Soal sampah, menurut saya hal ini juga masalah besar. Pengelolaan sampah di Badung dan Bali menurut saya sangat kurang, khususnya di Bali selatan. Hal ini saya alami sendiri juga, kami harus berlangganan sampah sendiri dengan membayar 80 ribu per bulan untuk langganan jasa sampah dari pihak swasta, itupun kadang lebih dari seminggu baru diangkut. Saya berharap dengan anggaran yang dimiliki pemerintah, sampah rumah tangga bisa diangkut oleh pengelola sampah dari pemerintah secara rutin minimal 3 hari sekali, kalau bisa bahkan setiap hari, walaupun harus membayar, kalau bisa seharusnya gratis untuk rumah tangga. Soal sampah ini tentunya pasti masalah pelik dan rumit, ada yang bilang masyarakatnya yang salah karena tidak bisa mengelola sampah, saya kurang setuju pernyataan ini. Apapun itu, menurut saya ini tanggung jawab pemerintah.

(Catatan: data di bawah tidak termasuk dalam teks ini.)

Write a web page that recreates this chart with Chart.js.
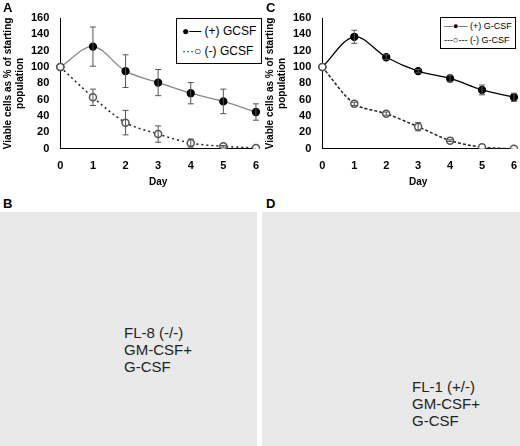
<!DOCTYPE html><html><head><script src="https://cdn.jsdelivr.net/npm/chart.js@4"></script>
<style>body{margin:0;width:520px;height:446px;position:relative;background:#fff;font-family:"Liberation Sans",Arial,sans-serif;overflow:hidden}
.c{position:absolute}.lab{position:absolute;font-weight:bold;font-size:13px}
.leg{position:absolute;border:1px solid #000;background:#fff;font-size:11px;padding:2px 5px;line-height:16px;white-space:nowrap}
.ph{position:absolute;background:#e9e9e9}
.pt{position:absolute;font-size:15px;line-height:17px;color:#222}
</style></head><body>
<div class="c" style="left:0;top:0;width:262px;height:188px"><canvas id="a"></canvas></div>
<div class="c" style="left:262px;top:0;width:258px;height:188px"><canvas id="c"></canvas></div>
<div class="lab" style="left:3px;top:0">A</div><div class="lab" style="left:266px;top:0">C</div>
<div class="lab" style="left:3px;top:196px">B</div><div class="lab" style="left:266px;top:196px">D</div>
<div class="leg" style="left:176px;top:18px;font-size:12px;line-height:20px">●— (+) GCSF<br>···○ (-) GCSF</div>
<div class="leg" style="left:440px;top:17px;font-size:9px;line-height:14px;padding:1px 3px">—●— (+) G-CSF<br>---○--- (-) G-CSF</div>
<div class="ph" style="left:0;top:212px;width:257px;height:234px"></div>
<div class="ph" style="left:262px;top:212px;width:258px;height:234px"></div>
<div class="pt" style="left:124px;top:324px">FL-8 (-/-)<br>GM-CSF+<br>G-CSF</div>
<div class="pt" style="left:412px;top:378px">FL-1 (+/-)<br>GM-CSF+<br>G-CSF</div>
<script>
const days=["0","1","2","3","4","5","6"];
const aPlus=[100,125,95,81,68,58,45], aPlusErr=[0,24,20,16,13,15,10];
const aMinus=[100,63,32,18,7,3,1], aMinusErr=[0,10,15,10,5,1,0];
const cPlus=[100,137,112,95,86,72,63], cPlusErr=[0,8,3,2,4,6,5];
const cMinus=[100,55,43,27,10,2,0], cMinusErr=[0,2,2,5,1,0,0];
const errPlugin={id:'err',afterDatasetsDraw(ch){const ctx=ch.ctx,y=ch.scales.y;ctx.save();ctx.strokeStyle='#555';ctx.lineWidth=1;
ch.data.datasets.forEach((ds,i)=>{const m=ch.getDatasetMeta(i);m.data.forEach((p,j)=>{const e=ds.err[j];if(!e)return;const v=ds.data[j];
const t=y.getPixelForValue(v+e),b=y.getPixelForValue(v-e);ctx.beginPath();ctx.moveTo(p.x,t);ctx.lineTo(p.x,b);ctx.moveTo(p.x-3,t);ctx.lineTo(p.x+3,t);ctx.moveTo(p.x-3,b);ctx.lineTo(p.x+3,b);ctx.stroke();});});ctx.restore();}};
function mk(id,p,pe,m,me,pc,dash){
new Chart(document.getElementById(id),{type:'line',plugins:[errPlugin],data:{labels:days,datasets:[
{data:p,err:pe,borderColor:pc,borderWidth:1.3,pointBackgroundColor:'#000',pointBorderColor:'#000',pointRadius:3.5,tension:0.35,order:1},
{data:m,err:me,borderColor:'#222',borderDash:dash,borderWidth:1.5,pointBackgroundColor:'#fff',pointBorderColor:'#555',pointRadius:3.5,tension:0.3,order:0}]},
options:{responsive:true,maintainAspectRatio:false,animation:false,layout:{padding:{top:18,right:6}},plugins:{legend:{display:false},tooltip:{enabled:false}},
scales:{x:{grid:{display:false},border:{color:'#000'},ticks:{color:'#000',font:{size:11,weight:'bold'}},title:{display:true,text:'Day',color:'#000',font:{size:10,weight:'bold'},padding:0}},
y:{min:0,max:160,grid:{display:false},border:{color:'#000'},ticks:{stepSize:20,color:'#000',font:{size:11,weight:'bold'}},title:{display:true,text:['Viable cells as % of starting','population'],color:'#000',font:{size:10,weight:'bold'},padding:2}}}}});}
mk('a',aPlus,aPlusErr,aMinus,aMinusErr,'#888',[2,3]);
mk('c',cPlus,cPlusErr,cMinus,cMinusErr,'#000',[3,2]);
</script></body></html>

Soal air bersih, saat ini belum saya alami langsung, tapi saya dengar dan baca beberapa daerah di Bali selatan konon kesulitan air bersih. Di sisi lain, saya juga khawatir tentang air tanah, karena seingat saya terakhir sekitar tahun 2000 kami masih memakai sumur gali biasa, namun setelahnya sudah mengering dan kami terpaksa ikut pakai sumur bor. Secara logika air tanah ini pasti sudah turun, apalagi jaman sekarang dimana hotel dan villa semakin banyak di Bali selatan. Ada gosip juga yang pernah saya dengar, konon ada yang pakai air sumur bor dijual untuk air isi ulang, entahlah benar atau tidak, dan apakah boleh atau tidak.
Soal pembangunan, ini juga menurut saya menjadi masalah, khususnya pembangunan fasilitas umum seperti trotoar, jalan aspal dan lain sebagainya. Ada beberapa titik yang baru tahun 2024 ini dibuatkan trotoar padahal daerah tersebut sudah lama ramai lalu lintas dan juga wisawatan. Ada juga beberapa titik yang terus menjadi langganan banjir serta kotor. Di sisi lain soal pembangunan yang menjadi magnet wisatawan juga masih menumpuk di beberapa titik saja, sebut saja saat ini Canggu dan Ubud, daerah lain masih banyak yang sepi.
Selain beberapa harapan saya di atas untuk ditangani, saya berharap juga kepala daerah bisa menggunakan anggaran yang ada dengan cermat untuk kepentingan umum, kepentingan orang banyak, bukan untuk kepentingan kelompok apalagi pribadi. Kalau bisa bahkan saya berharap pemerintah membuat sebuah situs website yang menampilkan penggunaan anggaran dengan transparan, sehingga masyarakat bisa melihat kemana dana yang ada mengalir dan digunakan untuk apa.
Demikian harapan-harapan saya, semoga saja Pilkada 2024 ini menghasilkan pemimpin terbaik untuk masing-masing daerah. Selamat menggunakan hak pilih.